## TASK TO COMPLETE
The listing below must be repeated word for word, with its images excluded.

## MATERIAL PROVIDED
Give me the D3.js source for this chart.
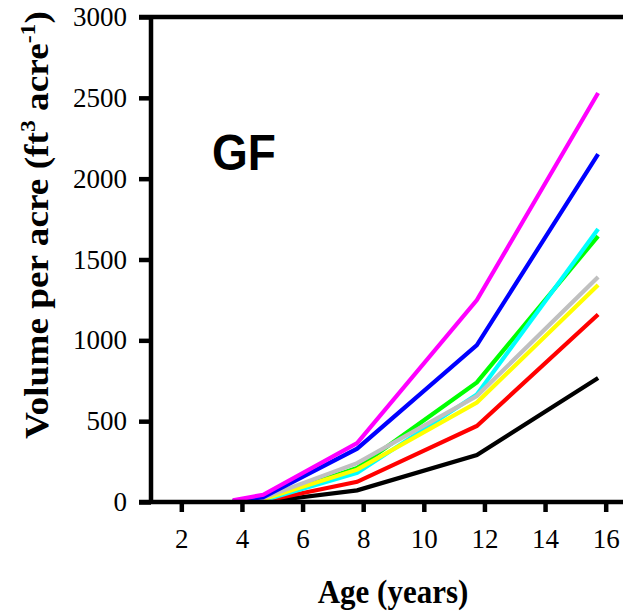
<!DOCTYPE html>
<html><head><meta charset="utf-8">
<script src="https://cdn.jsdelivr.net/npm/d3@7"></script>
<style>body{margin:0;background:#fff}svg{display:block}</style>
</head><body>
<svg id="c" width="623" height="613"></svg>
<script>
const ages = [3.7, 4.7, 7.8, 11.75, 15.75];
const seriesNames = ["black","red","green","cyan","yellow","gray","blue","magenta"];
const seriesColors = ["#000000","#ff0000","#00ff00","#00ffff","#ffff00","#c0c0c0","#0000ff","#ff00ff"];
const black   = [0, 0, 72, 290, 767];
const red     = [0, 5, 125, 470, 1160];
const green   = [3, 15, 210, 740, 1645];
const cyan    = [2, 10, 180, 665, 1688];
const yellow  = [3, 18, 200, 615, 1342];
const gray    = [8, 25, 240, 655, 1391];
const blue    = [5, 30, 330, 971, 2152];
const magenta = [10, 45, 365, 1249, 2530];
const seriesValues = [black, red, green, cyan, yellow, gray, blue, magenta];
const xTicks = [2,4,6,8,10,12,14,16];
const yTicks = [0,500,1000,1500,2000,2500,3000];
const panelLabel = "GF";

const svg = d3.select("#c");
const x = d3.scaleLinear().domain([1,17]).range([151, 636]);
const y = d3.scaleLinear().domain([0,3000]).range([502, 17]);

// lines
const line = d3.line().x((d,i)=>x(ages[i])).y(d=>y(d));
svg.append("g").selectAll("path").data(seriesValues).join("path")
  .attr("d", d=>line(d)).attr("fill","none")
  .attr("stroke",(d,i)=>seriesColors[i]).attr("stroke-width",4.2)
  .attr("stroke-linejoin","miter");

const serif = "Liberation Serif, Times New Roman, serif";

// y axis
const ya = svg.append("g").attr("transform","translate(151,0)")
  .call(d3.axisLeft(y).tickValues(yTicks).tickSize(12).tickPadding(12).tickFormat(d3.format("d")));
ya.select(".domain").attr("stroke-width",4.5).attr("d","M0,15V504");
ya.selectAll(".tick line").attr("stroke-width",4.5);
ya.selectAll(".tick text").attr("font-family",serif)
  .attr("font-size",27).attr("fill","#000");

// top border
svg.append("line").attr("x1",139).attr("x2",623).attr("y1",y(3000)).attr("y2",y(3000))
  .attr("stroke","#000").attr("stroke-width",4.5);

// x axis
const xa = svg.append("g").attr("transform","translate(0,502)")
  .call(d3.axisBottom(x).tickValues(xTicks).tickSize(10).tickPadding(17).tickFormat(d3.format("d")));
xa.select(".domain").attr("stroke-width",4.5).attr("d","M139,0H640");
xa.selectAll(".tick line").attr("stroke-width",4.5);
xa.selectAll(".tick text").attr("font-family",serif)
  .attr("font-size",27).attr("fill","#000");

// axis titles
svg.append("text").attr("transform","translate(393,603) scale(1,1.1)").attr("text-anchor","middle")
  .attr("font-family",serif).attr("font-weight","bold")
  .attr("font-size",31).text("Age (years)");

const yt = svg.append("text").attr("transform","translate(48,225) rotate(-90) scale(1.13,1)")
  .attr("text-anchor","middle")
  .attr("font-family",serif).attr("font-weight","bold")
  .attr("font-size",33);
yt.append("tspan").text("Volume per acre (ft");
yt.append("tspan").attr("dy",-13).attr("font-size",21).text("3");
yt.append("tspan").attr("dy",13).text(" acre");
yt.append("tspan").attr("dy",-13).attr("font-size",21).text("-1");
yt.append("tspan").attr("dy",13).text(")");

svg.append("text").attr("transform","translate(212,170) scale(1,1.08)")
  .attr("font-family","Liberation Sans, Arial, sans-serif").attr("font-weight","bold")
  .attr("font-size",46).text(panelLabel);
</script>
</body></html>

## TASK ANSWER
Give me the D3.js source for this chart.
<!DOCTYPE html>
<html><head><meta charset="utf-8">
<script src="https://cdn.jsdelivr.net/npm/d3@7"></script>
<style>body{margin:0;background:#fff}svg{display:block}</style>
</head><body>
<svg id="c" width="623" height="613"></svg>
<script>
const ages = [3.7, 4.7, 7.8, 11.75, 15.75];
const seriesNames = ["black","red","green","cyan","yellow","gray","blue","magenta"];
const seriesColors = ["#000000","#ff0000","#00ff00","#00ffff","#ffff00","#c0c0c0","#0000ff","#ff00ff"];
const black   = [0, 0, 72, 290, 767];
const red     = [0, 5, 125, 470, 1160];
const green   = [3, 15, 210, 740, 1645];
const cyan    = [2, 10, 180, 665, 1688];
const yellow  = [3, 18, 200, 615, 1342];
const gray    = [8, 25, 240, 655, 1391];
const blue    = [5, 30, 330, 971, 2152];
const magenta = [10, 45, 365, 1249, 2530];
const seriesValues = [black, red, green, cyan, yellow, gray, blue, magenta];
const xTicks = [2,4,6,8,10,12,14,16];
const yTicks = [0,500,1000,1500,2000,2500,3000];
const panelLabel = "GF";

const svg = d3.select("#c");
const x = d3.scaleLinear().domain([1,17]).range([151, 636]);
const y = d3.scaleLinear().domain([0,3000]).range([502, 17]);

// lines
const line = d3.line().x((d,i)=>x(ages[i])).y(d=>y(d));
svg.append("g").selectAll("path").data(seriesValues).join("path")
  .attr("d", d=>line(d)).attr("fill","none")
  .attr("stroke",(d,i)=>seriesColors[i]).attr("stroke-width",4.2)
  .attr("stroke-linejoin","miter");

const serif = "Liberation Serif, Times New Roman, serif";

// y axis
const ya = svg.append("g").attr("transform","translate(151,0)")
  .call(d3.axisLeft(y).tickValues(yTicks).tickSize(12).tickPadding(12).tickFormat(d3.format("d")));
ya.select(".domain").attr("stroke-width",4.5).attr("d","M0,15V504");
ya.selectAll(".tick line").attr("stroke-width",4.5);
ya.selectAll(".tick text").attr("font-family",serif)
  .attr("font-size",27).attr("fill","#000");

// top border
svg.append("line").attr("x1",139).attr("x2",623).attr("y1",y(3000)).attr("y2",y(3000))
  .attr("stroke","#000").attr("stroke-width",4.5);

// x axis
const xa = svg.append("g").attr("transform","translate(0,502)")
  .call(d3.axisBottom(x).tickValues(xTicks).tickSize(10).tickPadding(17).tickFormat(d3.format("d")));
xa.select(".domain").attr("stroke-width",4.5).attr("d","M139,0H640");
xa.selectAll(".tick line").attr("stroke-width",4.5);
xa.selectAll(".tick text").attr("font-family",serif)
  .attr("font-size",27).attr("fill","#000");

// axis titles
svg.append("text").attr("transform","translate(393,603) scale(1,1.1)").attr("text-anchor","middle")
  .attr("font-family",serif).attr("font-weight","bold")
  .attr("font-size",31).text("Age (years)");

const yt = svg.append("text").attr("transform","translate(48,225) rotate(-90) scale(1.13,1)")
  .attr("text-anchor","middle")
  .attr("font-family",serif).attr("font-weight","bold")
  .attr("font-size",33);
yt.append("tspan").text("Volume per acre (ft");
yt.append("tspan").attr("dy",-13).attr("font-size",21).text("3");
yt.append("tspan").attr("dy",13).text(" acre");
yt.append("tspan").attr("dy",-13).attr("font-size",21).text("-1");
yt.append("tspan").attr("dy",13).text(")");

svg.append("text").attr("transform","translate(212,170) scale(1,1.08)")
  .attr("font-family","Liberation Sans, Arial, sans-serif").attr("font-weight","bold")
  .attr("font-size",46).text(panelLabel);
</script>
</body></html>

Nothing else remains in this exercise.